EXTRACTED RECORDS:
========================
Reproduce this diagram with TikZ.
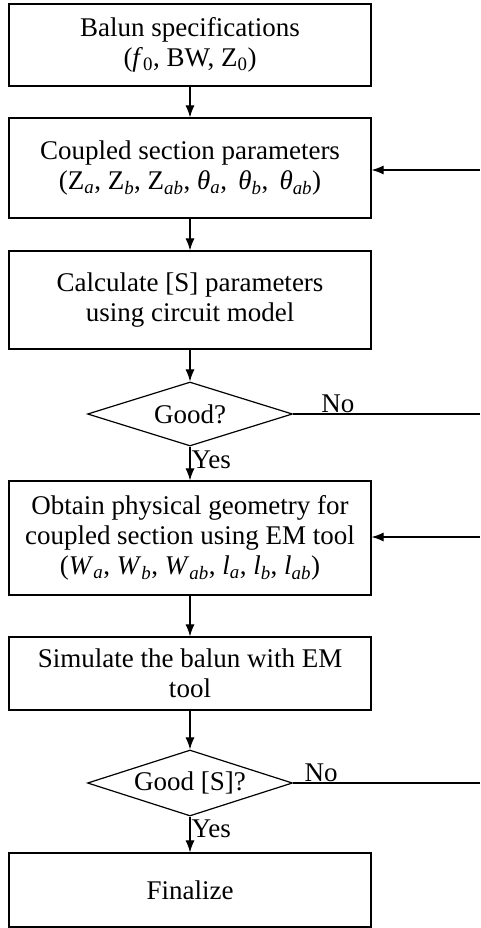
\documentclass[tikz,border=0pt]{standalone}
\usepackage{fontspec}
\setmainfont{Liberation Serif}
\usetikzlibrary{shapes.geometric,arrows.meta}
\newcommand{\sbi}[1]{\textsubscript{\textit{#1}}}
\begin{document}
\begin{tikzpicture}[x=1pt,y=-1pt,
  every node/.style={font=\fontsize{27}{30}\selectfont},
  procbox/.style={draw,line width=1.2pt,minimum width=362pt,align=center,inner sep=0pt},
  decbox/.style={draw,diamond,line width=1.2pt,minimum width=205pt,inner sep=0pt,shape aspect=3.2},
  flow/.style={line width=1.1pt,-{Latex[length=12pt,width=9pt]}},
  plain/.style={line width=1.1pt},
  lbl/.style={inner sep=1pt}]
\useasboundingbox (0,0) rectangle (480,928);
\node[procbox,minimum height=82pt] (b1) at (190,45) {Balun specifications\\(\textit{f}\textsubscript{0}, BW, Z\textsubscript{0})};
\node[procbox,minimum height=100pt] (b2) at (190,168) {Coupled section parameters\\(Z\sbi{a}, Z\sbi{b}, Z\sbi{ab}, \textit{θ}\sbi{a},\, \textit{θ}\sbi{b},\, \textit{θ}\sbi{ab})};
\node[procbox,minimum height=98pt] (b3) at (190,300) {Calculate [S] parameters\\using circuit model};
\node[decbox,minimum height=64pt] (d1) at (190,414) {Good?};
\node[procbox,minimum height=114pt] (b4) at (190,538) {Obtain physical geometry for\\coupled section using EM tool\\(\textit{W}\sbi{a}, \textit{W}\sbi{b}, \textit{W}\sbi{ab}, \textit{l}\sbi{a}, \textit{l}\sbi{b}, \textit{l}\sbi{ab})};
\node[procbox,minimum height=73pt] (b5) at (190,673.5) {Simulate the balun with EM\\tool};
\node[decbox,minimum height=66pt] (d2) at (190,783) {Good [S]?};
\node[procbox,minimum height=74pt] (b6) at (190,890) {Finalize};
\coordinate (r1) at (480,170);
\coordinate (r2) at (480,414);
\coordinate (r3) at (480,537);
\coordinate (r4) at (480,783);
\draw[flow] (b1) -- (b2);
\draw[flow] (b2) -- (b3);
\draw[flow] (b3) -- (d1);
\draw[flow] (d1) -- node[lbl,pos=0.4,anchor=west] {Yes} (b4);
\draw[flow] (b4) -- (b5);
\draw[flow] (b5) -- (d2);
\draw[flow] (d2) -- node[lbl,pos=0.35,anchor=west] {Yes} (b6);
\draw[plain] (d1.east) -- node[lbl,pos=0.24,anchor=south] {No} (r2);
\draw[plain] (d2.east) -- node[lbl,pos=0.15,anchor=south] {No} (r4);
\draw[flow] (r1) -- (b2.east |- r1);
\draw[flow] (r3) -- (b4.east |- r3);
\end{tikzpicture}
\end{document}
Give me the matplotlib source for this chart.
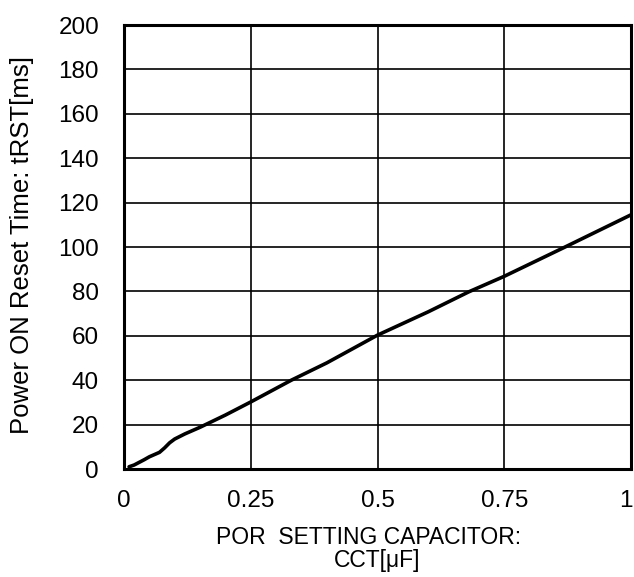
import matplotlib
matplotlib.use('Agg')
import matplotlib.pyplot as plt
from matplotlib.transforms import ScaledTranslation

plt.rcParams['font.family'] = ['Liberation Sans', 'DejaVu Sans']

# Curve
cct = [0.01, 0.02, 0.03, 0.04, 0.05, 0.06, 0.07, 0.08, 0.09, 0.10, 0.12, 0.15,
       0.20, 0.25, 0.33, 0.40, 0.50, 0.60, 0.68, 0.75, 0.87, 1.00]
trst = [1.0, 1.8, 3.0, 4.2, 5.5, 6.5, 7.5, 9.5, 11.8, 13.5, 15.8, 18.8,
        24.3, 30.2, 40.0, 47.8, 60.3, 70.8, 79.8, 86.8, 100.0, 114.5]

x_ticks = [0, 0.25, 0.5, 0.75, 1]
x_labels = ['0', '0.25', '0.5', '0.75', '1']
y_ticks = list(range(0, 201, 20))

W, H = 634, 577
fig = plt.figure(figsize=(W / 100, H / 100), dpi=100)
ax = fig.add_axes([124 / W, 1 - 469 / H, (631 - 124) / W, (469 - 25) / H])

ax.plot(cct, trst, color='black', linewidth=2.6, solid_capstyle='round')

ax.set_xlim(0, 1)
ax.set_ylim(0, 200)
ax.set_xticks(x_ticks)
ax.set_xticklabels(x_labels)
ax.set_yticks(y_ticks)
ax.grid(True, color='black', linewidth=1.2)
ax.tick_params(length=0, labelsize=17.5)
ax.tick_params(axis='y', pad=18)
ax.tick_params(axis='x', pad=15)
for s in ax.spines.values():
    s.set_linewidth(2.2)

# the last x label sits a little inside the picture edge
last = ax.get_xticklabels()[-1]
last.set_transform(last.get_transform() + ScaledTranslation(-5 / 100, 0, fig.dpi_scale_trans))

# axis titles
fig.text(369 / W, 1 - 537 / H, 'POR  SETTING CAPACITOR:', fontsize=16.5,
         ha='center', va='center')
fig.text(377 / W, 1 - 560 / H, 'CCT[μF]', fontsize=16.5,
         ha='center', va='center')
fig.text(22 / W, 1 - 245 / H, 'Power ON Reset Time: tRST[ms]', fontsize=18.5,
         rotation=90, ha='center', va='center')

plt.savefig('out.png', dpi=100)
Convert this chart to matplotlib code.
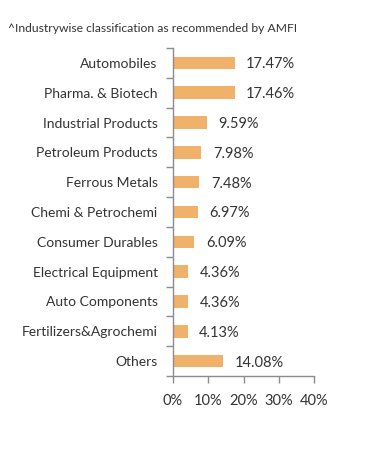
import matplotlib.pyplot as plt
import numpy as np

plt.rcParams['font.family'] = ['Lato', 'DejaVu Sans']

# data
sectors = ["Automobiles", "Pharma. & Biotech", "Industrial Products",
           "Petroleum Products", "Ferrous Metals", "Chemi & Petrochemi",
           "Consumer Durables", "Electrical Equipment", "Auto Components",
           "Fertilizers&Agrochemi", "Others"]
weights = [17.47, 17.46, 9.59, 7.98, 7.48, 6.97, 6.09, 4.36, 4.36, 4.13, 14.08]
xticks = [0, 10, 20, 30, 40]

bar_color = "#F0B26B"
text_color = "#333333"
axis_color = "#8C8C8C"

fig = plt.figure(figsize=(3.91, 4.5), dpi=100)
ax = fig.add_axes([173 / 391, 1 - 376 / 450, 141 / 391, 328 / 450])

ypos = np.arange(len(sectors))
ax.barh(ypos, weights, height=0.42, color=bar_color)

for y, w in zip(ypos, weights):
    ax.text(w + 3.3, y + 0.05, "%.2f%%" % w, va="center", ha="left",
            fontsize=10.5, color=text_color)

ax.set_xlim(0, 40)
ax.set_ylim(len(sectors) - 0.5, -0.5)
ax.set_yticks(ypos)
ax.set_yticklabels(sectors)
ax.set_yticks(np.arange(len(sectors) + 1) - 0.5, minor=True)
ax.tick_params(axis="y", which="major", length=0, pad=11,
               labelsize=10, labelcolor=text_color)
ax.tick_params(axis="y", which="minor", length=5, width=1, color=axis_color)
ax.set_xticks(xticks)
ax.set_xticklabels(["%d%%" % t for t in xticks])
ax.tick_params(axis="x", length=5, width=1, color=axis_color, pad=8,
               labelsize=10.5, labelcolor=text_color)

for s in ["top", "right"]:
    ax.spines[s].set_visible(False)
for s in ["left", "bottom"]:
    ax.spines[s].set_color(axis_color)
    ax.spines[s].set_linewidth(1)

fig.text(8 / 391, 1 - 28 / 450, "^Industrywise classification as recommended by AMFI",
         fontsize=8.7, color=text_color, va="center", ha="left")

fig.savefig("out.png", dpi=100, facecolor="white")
========================
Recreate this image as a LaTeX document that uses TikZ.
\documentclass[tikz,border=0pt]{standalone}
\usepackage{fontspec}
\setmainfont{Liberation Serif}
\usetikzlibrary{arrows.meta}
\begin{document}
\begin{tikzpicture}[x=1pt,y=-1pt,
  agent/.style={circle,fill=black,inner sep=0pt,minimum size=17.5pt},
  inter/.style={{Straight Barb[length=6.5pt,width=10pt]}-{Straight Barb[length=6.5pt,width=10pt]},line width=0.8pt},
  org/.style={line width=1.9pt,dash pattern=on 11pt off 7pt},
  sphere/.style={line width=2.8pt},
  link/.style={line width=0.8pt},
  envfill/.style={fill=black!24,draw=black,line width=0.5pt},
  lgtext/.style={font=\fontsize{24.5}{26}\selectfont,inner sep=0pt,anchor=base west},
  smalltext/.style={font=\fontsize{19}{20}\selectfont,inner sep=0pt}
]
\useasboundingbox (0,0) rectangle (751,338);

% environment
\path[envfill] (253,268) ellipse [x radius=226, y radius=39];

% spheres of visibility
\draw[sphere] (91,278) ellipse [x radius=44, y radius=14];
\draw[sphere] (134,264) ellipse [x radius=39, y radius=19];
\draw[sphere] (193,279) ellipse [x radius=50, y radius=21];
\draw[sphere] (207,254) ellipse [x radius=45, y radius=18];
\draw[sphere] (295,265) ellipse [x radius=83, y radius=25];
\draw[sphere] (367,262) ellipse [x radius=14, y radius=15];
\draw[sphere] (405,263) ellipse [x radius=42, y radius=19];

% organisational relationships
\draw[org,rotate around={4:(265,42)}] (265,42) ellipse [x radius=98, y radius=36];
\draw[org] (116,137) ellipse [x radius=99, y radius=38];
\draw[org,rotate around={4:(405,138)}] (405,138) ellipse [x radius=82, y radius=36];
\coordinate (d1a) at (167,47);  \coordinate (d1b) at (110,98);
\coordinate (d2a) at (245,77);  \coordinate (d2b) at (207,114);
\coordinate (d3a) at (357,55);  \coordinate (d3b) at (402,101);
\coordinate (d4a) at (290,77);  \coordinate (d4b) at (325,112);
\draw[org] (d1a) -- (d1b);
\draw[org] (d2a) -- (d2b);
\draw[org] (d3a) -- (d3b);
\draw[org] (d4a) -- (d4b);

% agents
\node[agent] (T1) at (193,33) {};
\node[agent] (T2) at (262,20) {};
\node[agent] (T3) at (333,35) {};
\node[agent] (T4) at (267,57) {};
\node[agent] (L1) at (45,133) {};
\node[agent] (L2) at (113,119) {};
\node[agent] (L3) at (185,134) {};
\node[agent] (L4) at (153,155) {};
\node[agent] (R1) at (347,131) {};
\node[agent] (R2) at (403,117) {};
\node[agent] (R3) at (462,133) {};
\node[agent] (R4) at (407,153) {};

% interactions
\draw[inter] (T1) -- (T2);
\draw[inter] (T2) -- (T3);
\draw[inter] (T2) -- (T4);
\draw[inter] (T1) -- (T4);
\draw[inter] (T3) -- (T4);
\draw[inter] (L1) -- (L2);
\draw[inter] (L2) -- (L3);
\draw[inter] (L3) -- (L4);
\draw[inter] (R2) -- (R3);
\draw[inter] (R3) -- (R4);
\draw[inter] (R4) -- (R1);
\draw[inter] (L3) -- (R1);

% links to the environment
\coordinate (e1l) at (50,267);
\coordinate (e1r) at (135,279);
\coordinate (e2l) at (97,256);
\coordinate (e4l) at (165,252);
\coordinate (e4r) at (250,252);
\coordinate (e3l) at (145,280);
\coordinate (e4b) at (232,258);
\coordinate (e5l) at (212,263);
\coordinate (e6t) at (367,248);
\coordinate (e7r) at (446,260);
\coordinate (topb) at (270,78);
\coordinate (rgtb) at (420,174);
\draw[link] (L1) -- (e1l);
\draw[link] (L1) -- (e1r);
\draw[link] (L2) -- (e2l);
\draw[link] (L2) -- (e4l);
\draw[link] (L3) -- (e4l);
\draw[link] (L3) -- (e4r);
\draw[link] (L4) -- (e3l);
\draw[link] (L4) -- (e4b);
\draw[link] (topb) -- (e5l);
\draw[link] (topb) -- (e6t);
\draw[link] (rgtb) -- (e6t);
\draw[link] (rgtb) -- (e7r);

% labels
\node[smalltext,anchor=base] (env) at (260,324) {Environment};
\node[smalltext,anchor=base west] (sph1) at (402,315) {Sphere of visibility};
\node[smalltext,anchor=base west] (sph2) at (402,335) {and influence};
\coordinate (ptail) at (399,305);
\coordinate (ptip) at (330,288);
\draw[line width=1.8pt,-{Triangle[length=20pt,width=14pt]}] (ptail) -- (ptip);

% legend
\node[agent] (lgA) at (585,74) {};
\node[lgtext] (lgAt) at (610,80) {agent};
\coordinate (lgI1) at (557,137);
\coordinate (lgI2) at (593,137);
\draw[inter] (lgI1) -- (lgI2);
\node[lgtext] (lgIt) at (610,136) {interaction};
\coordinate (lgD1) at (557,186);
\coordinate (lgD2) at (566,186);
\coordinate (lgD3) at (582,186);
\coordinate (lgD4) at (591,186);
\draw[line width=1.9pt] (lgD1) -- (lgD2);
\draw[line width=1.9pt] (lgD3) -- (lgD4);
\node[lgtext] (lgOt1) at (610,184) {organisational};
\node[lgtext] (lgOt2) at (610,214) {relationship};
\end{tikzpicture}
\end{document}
========================
TASK PROMPT:
Make an exact copy of only the lines from the one with "Give me the matplotlib source for this chart." through the one with "24.3, 30.2, 40.0, 47.8, 60.3, 70.8, 79.8, 86.8, 100.0, 114.5]". Pictures don't belong in it.

SOLUTION FOR THIS EXERCISE:
Give me the matplotlib source for this chart.
import matplotlib
matplotlib.use('Agg')
import matplotlib.pyplot as plt
from matplotlib.transforms import ScaledTranslation

plt.rcParams['font.family'] = ['Liberation Sans', 'DejaVu Sans']

# Curve
cct = [0.01, 0.02, 0.03, 0.04, 0.05, 0.06, 0.07, 0.08, 0.09, 0.10, 0.12, 0.15,
       0.20, 0.25, 0.33, 0.40, 0.50, 0.60, 0.68, 0.75, 0.87, 1.00]
trst = [1.0, 1.8, 3.0, 4.2, 5.5, 6.5, 7.5, 9.5, 11.8, 13.5, 15.8, 18.8,
        24.3, 30.2, 40.0, 47.8, 60.3, 70.8, 79.8, 86.8, 100.0, 114.5]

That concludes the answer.